A spokesman for state Attorney General Adam Laxalt declined to comment about the new court filing, which responds to a 65-page appeal his office filed Dec. 15 on behalf of prison officials.

The state argues that Dozier's execution should go forward using the three drugs, and notes that Dozier does not oppose the method.

No date has been set for a state Supreme Court decision whether to uphold Clark County District Court Judge Jennifer Togliatti's decision in November to postpone what would be the first execution in Nevada in 11 years.

Justices have not indicated whether they will hear oral arguments, court spokesman Michael Sommermeyer said.

Dozier, 47, a twice-convicted murderer in cases in Phoenix and Las Vegas, has said he just wants his execution carried out. But he also allowed federal public defenders David Anthony and Lori Teicher to challenge the untried Nevada protocol, which does not employ a barbiturate as a central nervous system depressant.

The attorneys point to what they term a "significant trend" among the 31 states with the death penalty "to adopt the veterinary model for executions using a single barbiturate drug" to cause death.

"To the extent that lethal injection can be performed humanely at all, it should be done at least as humanely as it would be with an animal," they said, adding that no state "explicitly" allows the use of a paralytic in animal euthanasia.
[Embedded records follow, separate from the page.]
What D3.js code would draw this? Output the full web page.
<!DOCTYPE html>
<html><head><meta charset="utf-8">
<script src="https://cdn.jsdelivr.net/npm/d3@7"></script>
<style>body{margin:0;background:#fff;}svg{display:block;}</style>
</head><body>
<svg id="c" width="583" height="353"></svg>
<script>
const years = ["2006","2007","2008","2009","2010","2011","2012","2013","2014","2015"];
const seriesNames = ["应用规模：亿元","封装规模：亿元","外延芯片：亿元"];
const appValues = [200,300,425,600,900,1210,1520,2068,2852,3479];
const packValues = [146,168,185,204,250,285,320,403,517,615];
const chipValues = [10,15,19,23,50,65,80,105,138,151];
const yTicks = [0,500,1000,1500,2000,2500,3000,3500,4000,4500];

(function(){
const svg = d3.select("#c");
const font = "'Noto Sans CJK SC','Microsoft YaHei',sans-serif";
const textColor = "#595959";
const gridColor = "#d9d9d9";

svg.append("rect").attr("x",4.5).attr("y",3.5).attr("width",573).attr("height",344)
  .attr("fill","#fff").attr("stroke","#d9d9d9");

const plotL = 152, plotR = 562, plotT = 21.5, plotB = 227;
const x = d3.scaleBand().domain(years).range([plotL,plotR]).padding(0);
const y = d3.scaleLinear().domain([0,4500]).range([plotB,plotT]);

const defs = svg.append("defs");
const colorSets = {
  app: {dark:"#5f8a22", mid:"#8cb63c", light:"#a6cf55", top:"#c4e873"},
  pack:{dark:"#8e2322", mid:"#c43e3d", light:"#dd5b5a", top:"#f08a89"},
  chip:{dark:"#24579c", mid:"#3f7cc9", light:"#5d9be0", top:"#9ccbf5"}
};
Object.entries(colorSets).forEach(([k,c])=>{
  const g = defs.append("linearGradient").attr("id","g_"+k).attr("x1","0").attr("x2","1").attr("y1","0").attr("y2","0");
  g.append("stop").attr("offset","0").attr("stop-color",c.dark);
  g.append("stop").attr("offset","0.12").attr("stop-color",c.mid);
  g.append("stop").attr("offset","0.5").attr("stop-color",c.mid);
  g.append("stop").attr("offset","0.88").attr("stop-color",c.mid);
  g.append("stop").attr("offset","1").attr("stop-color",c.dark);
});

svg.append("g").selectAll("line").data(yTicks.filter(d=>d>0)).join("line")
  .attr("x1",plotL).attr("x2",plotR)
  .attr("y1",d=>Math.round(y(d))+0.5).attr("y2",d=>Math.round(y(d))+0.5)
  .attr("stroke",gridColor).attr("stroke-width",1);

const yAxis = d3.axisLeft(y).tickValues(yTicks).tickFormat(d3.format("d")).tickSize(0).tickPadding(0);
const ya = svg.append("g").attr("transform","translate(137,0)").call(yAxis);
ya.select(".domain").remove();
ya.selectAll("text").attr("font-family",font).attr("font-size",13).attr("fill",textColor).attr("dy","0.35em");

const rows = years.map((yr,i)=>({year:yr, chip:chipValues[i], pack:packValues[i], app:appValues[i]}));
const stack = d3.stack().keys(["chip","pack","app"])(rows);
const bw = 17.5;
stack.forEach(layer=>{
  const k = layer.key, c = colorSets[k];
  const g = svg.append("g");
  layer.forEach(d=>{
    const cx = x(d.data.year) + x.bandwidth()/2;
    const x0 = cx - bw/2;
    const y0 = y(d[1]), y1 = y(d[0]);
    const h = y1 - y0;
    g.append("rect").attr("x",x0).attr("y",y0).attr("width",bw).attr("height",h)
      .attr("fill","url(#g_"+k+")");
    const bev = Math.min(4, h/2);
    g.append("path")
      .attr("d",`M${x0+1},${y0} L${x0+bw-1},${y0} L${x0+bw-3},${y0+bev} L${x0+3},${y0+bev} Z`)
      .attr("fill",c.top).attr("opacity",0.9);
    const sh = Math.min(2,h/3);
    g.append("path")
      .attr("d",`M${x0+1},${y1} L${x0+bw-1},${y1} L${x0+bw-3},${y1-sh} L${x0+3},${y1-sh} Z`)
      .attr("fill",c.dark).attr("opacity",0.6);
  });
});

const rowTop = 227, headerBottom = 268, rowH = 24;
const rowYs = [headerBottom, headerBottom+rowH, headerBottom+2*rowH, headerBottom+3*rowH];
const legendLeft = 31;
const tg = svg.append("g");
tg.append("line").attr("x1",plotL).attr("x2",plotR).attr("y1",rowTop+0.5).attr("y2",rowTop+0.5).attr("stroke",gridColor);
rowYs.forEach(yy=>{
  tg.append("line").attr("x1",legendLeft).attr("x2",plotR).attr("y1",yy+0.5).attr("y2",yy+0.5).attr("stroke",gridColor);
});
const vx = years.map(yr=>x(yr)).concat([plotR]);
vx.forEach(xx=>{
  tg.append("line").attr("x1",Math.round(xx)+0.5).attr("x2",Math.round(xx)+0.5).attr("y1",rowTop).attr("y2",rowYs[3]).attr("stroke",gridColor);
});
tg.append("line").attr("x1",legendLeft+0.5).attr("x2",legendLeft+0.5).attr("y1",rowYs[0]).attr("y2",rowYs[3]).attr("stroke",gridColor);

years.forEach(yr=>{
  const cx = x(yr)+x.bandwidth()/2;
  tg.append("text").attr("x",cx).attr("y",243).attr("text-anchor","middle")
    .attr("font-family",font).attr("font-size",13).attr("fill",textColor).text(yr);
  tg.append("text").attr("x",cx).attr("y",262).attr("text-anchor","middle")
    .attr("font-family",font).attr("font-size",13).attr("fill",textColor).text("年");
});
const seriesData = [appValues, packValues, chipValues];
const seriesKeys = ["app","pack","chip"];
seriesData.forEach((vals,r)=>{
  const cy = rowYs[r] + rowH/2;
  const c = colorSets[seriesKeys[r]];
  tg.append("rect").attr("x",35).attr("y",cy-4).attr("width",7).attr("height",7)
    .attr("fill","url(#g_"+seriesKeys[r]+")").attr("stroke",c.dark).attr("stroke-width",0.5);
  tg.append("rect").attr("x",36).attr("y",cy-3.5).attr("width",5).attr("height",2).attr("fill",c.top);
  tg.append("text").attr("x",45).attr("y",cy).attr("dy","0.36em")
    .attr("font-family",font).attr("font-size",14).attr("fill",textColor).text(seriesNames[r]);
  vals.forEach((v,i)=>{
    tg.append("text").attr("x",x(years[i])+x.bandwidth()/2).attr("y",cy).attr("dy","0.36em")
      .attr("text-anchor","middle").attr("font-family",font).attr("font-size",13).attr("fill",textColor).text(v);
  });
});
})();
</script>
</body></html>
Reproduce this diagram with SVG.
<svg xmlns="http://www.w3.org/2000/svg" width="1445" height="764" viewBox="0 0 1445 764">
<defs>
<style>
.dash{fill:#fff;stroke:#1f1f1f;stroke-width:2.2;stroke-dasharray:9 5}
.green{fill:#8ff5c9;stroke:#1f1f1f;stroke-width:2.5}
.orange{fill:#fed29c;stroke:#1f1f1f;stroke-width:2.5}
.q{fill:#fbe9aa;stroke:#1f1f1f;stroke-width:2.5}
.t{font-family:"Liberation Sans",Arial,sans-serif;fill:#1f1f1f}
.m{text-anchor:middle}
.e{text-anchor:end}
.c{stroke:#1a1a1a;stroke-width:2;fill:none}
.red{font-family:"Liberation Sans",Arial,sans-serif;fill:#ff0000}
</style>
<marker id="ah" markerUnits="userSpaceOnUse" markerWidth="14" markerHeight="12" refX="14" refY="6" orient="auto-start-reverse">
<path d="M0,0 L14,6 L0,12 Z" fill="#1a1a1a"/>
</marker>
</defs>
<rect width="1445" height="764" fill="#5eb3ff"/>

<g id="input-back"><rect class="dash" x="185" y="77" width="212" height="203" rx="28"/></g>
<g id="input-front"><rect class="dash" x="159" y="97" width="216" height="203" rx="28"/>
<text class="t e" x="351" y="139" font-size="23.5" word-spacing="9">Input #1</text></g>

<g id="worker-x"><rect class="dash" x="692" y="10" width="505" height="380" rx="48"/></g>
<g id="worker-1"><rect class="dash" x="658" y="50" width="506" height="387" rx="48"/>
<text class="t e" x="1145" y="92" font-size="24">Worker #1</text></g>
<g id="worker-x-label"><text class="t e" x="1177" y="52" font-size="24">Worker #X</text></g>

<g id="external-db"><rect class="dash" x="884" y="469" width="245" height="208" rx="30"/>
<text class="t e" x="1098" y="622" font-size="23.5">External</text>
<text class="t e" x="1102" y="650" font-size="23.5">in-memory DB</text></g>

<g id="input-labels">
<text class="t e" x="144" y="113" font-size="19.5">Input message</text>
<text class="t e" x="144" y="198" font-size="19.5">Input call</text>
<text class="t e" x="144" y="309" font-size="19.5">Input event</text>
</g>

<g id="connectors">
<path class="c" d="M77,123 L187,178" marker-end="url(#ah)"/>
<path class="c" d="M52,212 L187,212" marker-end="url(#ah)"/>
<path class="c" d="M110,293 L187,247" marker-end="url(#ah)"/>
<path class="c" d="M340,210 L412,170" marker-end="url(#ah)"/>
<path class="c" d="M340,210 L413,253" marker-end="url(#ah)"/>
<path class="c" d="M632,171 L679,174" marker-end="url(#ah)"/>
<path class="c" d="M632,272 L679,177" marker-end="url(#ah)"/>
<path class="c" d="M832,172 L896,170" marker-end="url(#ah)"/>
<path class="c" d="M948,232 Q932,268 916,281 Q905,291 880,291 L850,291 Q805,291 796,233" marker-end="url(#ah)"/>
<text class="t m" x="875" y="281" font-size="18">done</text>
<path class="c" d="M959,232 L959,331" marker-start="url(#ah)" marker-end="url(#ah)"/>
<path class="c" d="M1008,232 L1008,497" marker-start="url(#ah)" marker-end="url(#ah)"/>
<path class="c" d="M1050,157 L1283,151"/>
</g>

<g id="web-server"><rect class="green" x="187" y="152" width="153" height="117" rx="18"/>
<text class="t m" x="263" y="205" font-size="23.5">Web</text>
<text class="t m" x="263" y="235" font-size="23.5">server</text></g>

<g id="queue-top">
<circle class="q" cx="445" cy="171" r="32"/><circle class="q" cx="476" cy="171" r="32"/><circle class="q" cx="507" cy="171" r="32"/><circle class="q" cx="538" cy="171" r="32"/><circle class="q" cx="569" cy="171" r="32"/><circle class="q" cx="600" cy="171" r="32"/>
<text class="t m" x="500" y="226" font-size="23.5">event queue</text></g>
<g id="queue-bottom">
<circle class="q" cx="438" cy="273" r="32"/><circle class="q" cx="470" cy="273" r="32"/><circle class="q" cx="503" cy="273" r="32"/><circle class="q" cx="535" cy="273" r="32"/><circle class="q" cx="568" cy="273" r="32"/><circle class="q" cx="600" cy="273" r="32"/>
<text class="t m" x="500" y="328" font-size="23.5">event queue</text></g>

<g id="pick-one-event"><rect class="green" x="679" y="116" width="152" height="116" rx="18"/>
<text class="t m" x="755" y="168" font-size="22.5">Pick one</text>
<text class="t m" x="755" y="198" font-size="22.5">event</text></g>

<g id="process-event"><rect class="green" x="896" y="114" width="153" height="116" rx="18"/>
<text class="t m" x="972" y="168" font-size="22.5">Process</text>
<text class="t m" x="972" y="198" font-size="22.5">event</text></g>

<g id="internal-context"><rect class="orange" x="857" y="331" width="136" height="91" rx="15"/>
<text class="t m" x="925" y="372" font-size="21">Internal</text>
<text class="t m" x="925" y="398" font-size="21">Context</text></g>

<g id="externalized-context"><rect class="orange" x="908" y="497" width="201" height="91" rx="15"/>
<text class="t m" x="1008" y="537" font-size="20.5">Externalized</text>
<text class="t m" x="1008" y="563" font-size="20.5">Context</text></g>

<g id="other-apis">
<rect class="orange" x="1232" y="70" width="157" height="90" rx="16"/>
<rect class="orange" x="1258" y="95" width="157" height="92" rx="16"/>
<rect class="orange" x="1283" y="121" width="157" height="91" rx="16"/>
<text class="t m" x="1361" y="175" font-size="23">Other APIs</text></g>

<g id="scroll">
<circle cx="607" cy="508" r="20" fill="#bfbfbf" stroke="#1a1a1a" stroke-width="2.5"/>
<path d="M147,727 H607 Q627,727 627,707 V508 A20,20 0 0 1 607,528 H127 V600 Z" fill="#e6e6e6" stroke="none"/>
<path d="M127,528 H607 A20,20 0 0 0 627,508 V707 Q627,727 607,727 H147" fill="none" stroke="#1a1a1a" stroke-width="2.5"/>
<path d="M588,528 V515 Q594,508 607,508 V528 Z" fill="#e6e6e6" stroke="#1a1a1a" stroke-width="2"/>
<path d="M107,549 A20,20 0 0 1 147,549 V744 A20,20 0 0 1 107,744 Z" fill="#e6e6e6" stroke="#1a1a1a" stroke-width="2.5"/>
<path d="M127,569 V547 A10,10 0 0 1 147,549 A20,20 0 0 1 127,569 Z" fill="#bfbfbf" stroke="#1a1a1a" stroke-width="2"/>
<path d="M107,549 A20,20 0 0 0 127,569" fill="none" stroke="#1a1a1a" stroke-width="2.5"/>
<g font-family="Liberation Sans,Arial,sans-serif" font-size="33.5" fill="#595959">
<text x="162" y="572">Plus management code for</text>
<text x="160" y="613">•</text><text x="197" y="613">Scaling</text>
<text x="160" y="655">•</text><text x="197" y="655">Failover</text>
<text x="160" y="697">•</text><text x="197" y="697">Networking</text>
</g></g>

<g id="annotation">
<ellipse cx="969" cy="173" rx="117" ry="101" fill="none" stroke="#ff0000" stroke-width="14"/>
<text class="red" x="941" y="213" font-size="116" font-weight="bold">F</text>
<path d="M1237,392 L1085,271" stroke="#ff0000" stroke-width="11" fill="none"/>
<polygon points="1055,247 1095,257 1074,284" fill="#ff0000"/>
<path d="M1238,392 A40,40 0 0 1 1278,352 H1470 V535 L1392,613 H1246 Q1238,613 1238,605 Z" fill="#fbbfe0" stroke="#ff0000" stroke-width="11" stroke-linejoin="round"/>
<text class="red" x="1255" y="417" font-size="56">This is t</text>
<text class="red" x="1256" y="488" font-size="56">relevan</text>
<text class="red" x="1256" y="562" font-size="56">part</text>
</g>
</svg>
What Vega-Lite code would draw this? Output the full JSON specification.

Dr. John DiMuro, an anesthesiologist who developed the protocol, has insisted that nothing in the protocol would be inhumane. DiMuro quit as Nevada's top doctor in October for reasons he said were unrelated to the execution.

DiMuro acknowledged that scarcity of lethal injection drugs nationwide drove plans to use the three drugs the state obtained. He said cisatracurium would prevent muscle movement including the diaphragm, and ensure that breathing stops.

Togliatti ruled that prison officials could execute Dozier using the diazepam and fentanyl, which the expert medical witness, Harvard Dr. David Waisel, testified would likely cause death. But the judge cited concerns that if Dozier isn't already dead, administering the paralytic could "mask" or prevent witnesses from seeing indications of pain or suffering.

None of the drugs has been used before for lethal injection in any of the 31 states that allow capital punishment, according to the nonprofit Death Penalty Information Center. Diazepam is sometimes offered in pill form to condemned inmates ahead of time.

Deborah Denno, a law professor at Fordham University in New York whose writings on the death penalty are cited twice in Dozier's filing, said the Nevada execution protocol "ignores the medical evidence showing that the paralytic is a problematic drug to use."

The court filing notes that executions in Arizona were placed on hold after convicted killer Joseph Rudolph Wood took nearly two hours to die in 2014 after receiving a two-drug combination — the anesthetic midazolam and the painkiller hydromorphone.

In Nevada, Denno said, "the circumstances are even worse because the starter drugs they're using before the paralytic heighten the risk that the person is not unconscious."

"They could suffer excruciatingly — being conscious, alive and aware of what's happening as they suffocate," Denno said. "Because they're paralyzed, it can be very difficult to tell if they're suffering."